All You Can Eat Shrimp
Each year I marvel at the "all you can eat shrimp" and "endless shrimp" commercials that flood our airways. I know that for many people this is the only time of the year that they would consider splurging on a seafood dinner out. But the next time you splurge on an all you can eat shrimp feast or see the mounds for shrimp at your local Chinese buffet, you might want ask yourself "How is this possible?" Well, if you really want to know, then Kennedy Warne's book Let Them Eat Shrimp makes the connection between the shrimp on your plate and salt-water forest know as mangroves.

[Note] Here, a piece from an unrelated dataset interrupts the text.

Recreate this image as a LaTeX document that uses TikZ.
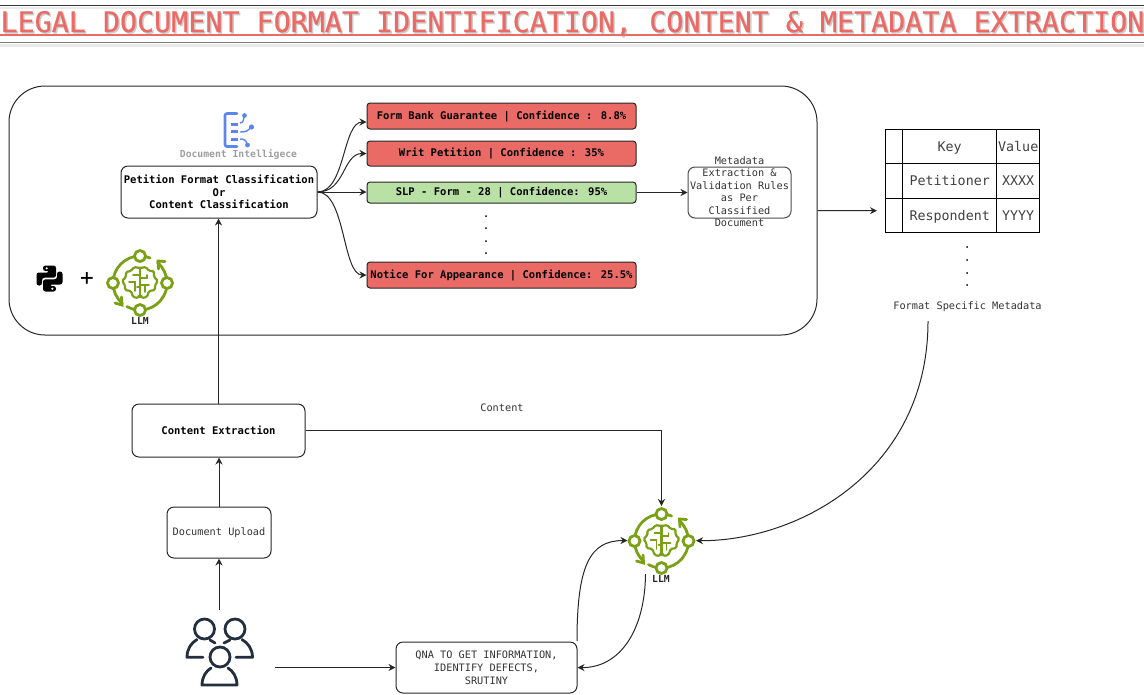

Mangroves are considered the supermarket of the sea, providing shellfish, crabs, honey, timber and charcoal for coastal communities from Florida to South America to New Zealand, but mangroves are being destroyed to make way for shrimp farms. But the story is not that simple and Warne tells the complex dilemma of one farmer whose aquaculture income lets him educate his children, but the cost of such ventures hangs heavy in drinking-water wells now ruined with saltwater and land too salt-tainted to grow food.
However, Warne's book is not all doom and gloom he finds hope too, in restoration projects and a complex but encouraging example of Tanzanian villagers struggling to balance competing local opinions in managing mangroves. What does this mean for your yearly seafood splurge? Well, enjoy but be aware that cheap and abundant seafood has an ecological cost.